In the poor Panama City neighborhood of El Chorrillo, the wounds of the 1989 US invasion are still written on the walls.
“Do you see this? This remains as a memory of the shots fired,” El Chorrillo resident Efrain Guerrero said. He points to the bullet hole left in the wall from the invasion, down the street from his house. Guerrero has dedicated recent years to telling the story of El Chorrillo’s past.
“Right here. There was a downed helicopter,” he said.
Overnight on Dec. 20, 1989, nearly 30,000 US soldiers attacked positions across Panama. The neighborhood of El Chorrillo was ground zero.
One video, shot by a US soldier during the invasion, shows flames engulfing homes as planes and helicopters fly overhead. El Chorrillo surrounded the main military barracks for the Panama Defense Forces. When US soldiers attacked, they leveled entire city blocks.
University of Panama professor Olmedo Beluche wrote one of the first books about the invasion and its toll. He said 20,000 people lost their homes.
“It looked like Gaza today,” he said. “Officially, 560 were killed. There may have been a few more. The Red Cross saw 2,000 people wounded.”
Resident Omar Gonzalez today holds youth activities in a park where the Panamanian military barracks once stood. He said he was 12 years old the day the US invaded. His family had decorated their Christmas tree earlier that day.
“We watched out the window, and we could see the bombing,” he said. “The wooden houses on this side of the barracks lit on fire, and we watched several innocent people die there.”
Many were buried in mass graves.
US troops captured Panamanian leader Manuel Noriega and took him back to the United States, where he was imprisoned on drug trafficking charges. Then the US installed a puppet government in Panama.
Noriega was a polarizing figure.
Many Panamanians celebrated his removal. Earlier that year, he had refused to recognize elections that would have removed him from power.
But the invasion was different story.
Since 2016, the Dec. 20 Commission has been charged with identifying and confirming the dead and disappeared. José Luis Sosa overseas the commission. He goes through the archives — rows of files on the invasion and the victims.
The World asked him why it took the Panamanian government 27 years to launch a commission to investigate the invasion and its aftermath.
“I have always felt that there was a certain fear of bothering the United States with an investigation into the invasion,” he said. “Fortunately, we’ve matured, and we have made progress.”

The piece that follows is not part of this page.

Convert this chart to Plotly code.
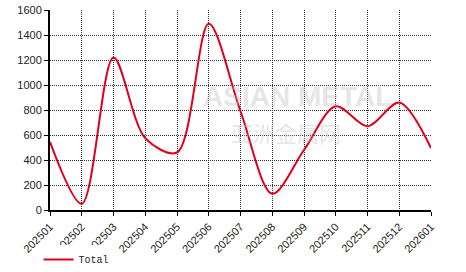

But his is not the only investigation. Only months after the US attack, young lawyer Gilma Camargo launched a case against the United States before the Inter-American Commission on Human Rights. It took nearly three decades, but in 2018, that commission finally ruled that the US was responsible.
“The decision is marvelous because it recognizes this territorial responsibility of the US,” Camargo said. “It gives compensation, monetary compensation, for deaths and injuries, for food, for vehicles, and I keep on saying from the first dead man to the last plate they broke in Panama is covered.”
The ruling set a precedent. It was the first time victims from one country had brought the government of another before the commission and won. But the decision was non-binding. In other words, the United States has ignored it and not paid a dime.
Panamanians say they cannot just ignore the past.
Camargo said the invasion destroyed the country, and its legacy is still felt today.
“It’s everything that we live in now … the corruption, the weakened institutions, the financial mess that we are in with people not getting paid well and not getting healthcare,” she said.
Marches are held yearly on Dec. 20 to remember the victims and demand justice.
Pedro Silva is one of the march organizers. He’s a filmmaker who was 8 years old when the US bombs fell.
“We survived the invasion. But others died,” he said. “Our work is important so that when you meet someone who didn’t experience the invasion, you can say with clarity that this was an act of cruelty, an act of war. We cannot let this be forgotten.”
Last year, Panama finally declared Dec. 20 an annual day of national mourning. It doesn’t change history or bring back the dead, but it’s a sign of the country’s slow steps toward honoring the victims and ensuring that the past is not forgotten.